SET TASK:
Would you transcribe the whole listing exactly, minus its pictures?

########

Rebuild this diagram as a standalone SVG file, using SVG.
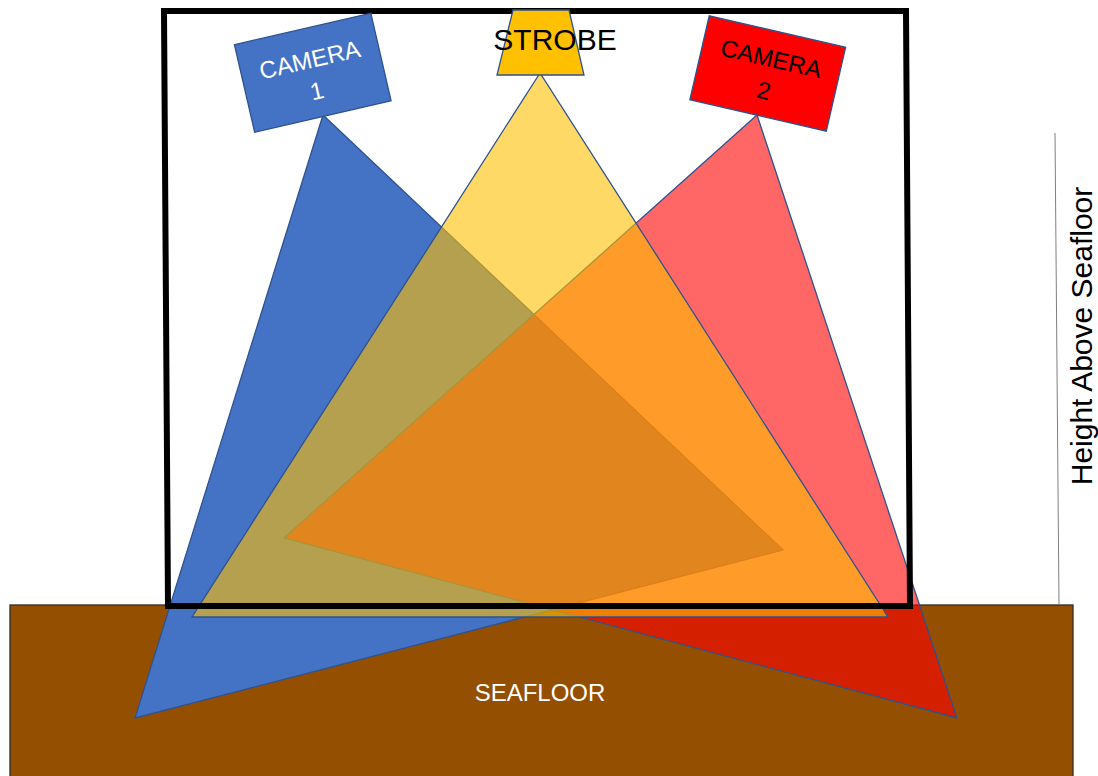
<svg xmlns="http://www.w3.org/2000/svg" width="1098" height="776" viewBox="0 0 1098 776">
<style>
.tri{stroke:#2F528F;stroke-width:1.3;stroke-linejoin:miter}
.lbl{font-family:"Liberation Sans",Arial,sans-serif;text-anchor:middle}
</style>
<rect width="1098" height="776" fill="#FFFFFF"/>
<g id="seafloor">
<rect x="10" y="605" width="1063" height="172" fill="#945000" stroke="#2B2B2B" stroke-width="1.3"/>
<text class="lbl" x="540" y="701" font-size="24" fill="#FFFFFF">SEAFLOOR</text>
</g>
<g id="beams">
<polygon id="beam-camera1" class="tri" points="323,115 135,718 783,550" fill="#4472C4"/>
<polygon id="beam-camera2" class="tri" points="757,115 284,538 957,718" fill="#FF0000" fill-opacity="0.6"/>
<polygon id="beam-strobe" class="tri" points="540,73 192,617 888,617" fill="#FFC000" fill-opacity="0.6"/>
</g>
<g id="frame">
<path d="M164,11 L906,11 L910,606 L168,606 Z" fill="none" stroke="#000000" stroke-width="6"/>
</g>
<g id="strobe">
<polygon points="513,10 569,10 584,75 497,75" fill="#FFC000" stroke="#2F528F" stroke-width="1.3"/>
<text class="lbl" x="555" y="50" font-size="30" fill="#000000">STROBE</text>
</g>
<g id="camera1" transform="translate(312.75,72.75) rotate(-13)">
<rect x="-70" y="-45" width="140" height="90" fill="#4472C4" stroke="#2F528F" stroke-width="1.3"/>
<text class="lbl" x="0" y="-5" font-size="24" fill="#FFFFFF">CAMERA</text>
<text class="lbl" x="0" y="27" font-size="24" fill="#FFFFFF">1</text>
</g>
<g id="camera2" transform="translate(767.75,73.5) rotate(13)">
<rect x="-70" y="-43" width="140" height="86" fill="#FF0000" stroke="#2F528F" stroke-width="1.3"/>
<text class="lbl" x="0" y="-7" font-size="24" fill="#000000">CAMERA</text>
<text class="lbl" x="0" y="26" font-size="24" fill="#000000">2</text>
</g>
<g id="height">
<line x1="1055" y1="133" x2="1059" y2="605" stroke="#7F7F7F" stroke-width="1"/>
<text class="lbl" transform="translate(1092,336) rotate(-90)" x="0" y="0" font-size="30" fill="#000000">Height Above Seafloor</text>
</g>
</svg>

########

EXERCISE RESULT:
Rebuild this diagram as a standalone SVG file, using SVG.
<svg xmlns="http://www.w3.org/2000/svg" width="1098" height="776" viewBox="0 0 1098 776">
<style>
.tri{stroke:#2F528F;stroke-width:1.3;stroke-linejoin:miter}
.lbl{font-family:"Liberation Sans",Arial,sans-serif;text-anchor:middle}
</style>
<rect width="1098" height="776" fill="#FFFFFF"/>
<g id="seafloor">
<rect x="10" y="605" width="1063" height="172" fill="#945000" stroke="#2B2B2B" stroke-width="1.3"/>
<text class="lbl" x="540" y="701" font-size="24" fill="#FFFFFF">SEAFLOOR</text>
</g>
<g id="beams">
<polygon id="beam-camera1" class="tri" points="323,115 135,718 783,550" fill="#4472C4"/>
<polygon id="beam-camera2" class="tri" points="757,115 284,538 957,718" fill="#FF0000" fill-opacity="0.6"/>
<polygon id="beam-strobe" class="tri" points="540,73 192,617 888,617" fill="#FFC000" fill-opacity="0.6"/>
</g>
<g id="frame">
<path d="M164,11 L906,11 L910,606 L168,606 Z" fill="none" stroke="#000000" stroke-width="6"/>
</g>
<g id="strobe">
<polygon points="513,10 569,10 584,75 497,75" fill="#FFC000" stroke="#2F528F" stroke-width="1.3"/>
<text class="lbl" x="555" y="50" font-size="30" fill="#000000">STROBE</text>
</g>
<g id="camera1" transform="translate(312.75,72.75) rotate(-13)">
<rect x="-70" y="-45" width="140" height="90" fill="#4472C4" stroke="#2F528F" stroke-width="1.3"/>
<text class="lbl" x="0" y="-5" font-size="24" fill="#FFFFFF">CAMERA</text>
<text class="lbl" x="0" y="27" font-size="24" fill="#FFFFFF">1</text>
</g>
<g id="camera2" transform="translate(767.75,73.5) rotate(13)">
<rect x="-70" y="-43" width="140" height="86" fill="#FF0000" stroke="#2F528F" stroke-width="1.3"/>
<text class="lbl" x="0" y="-7" font-size="24" fill="#000000">CAMERA</text>
<text class="lbl" x="0" y="26" font-size="24" fill="#000000">2</text>
</g>
<g id="height">
<line x1="1055" y1="133" x2="1059" y2="605" stroke="#7F7F7F" stroke-width="1"/>
<text class="lbl" transform="translate(1092,336) rotate(-90)" x="0" y="0" font-size="30" fill="#000000">Height Above Seafloor</text>
</g>
</svg>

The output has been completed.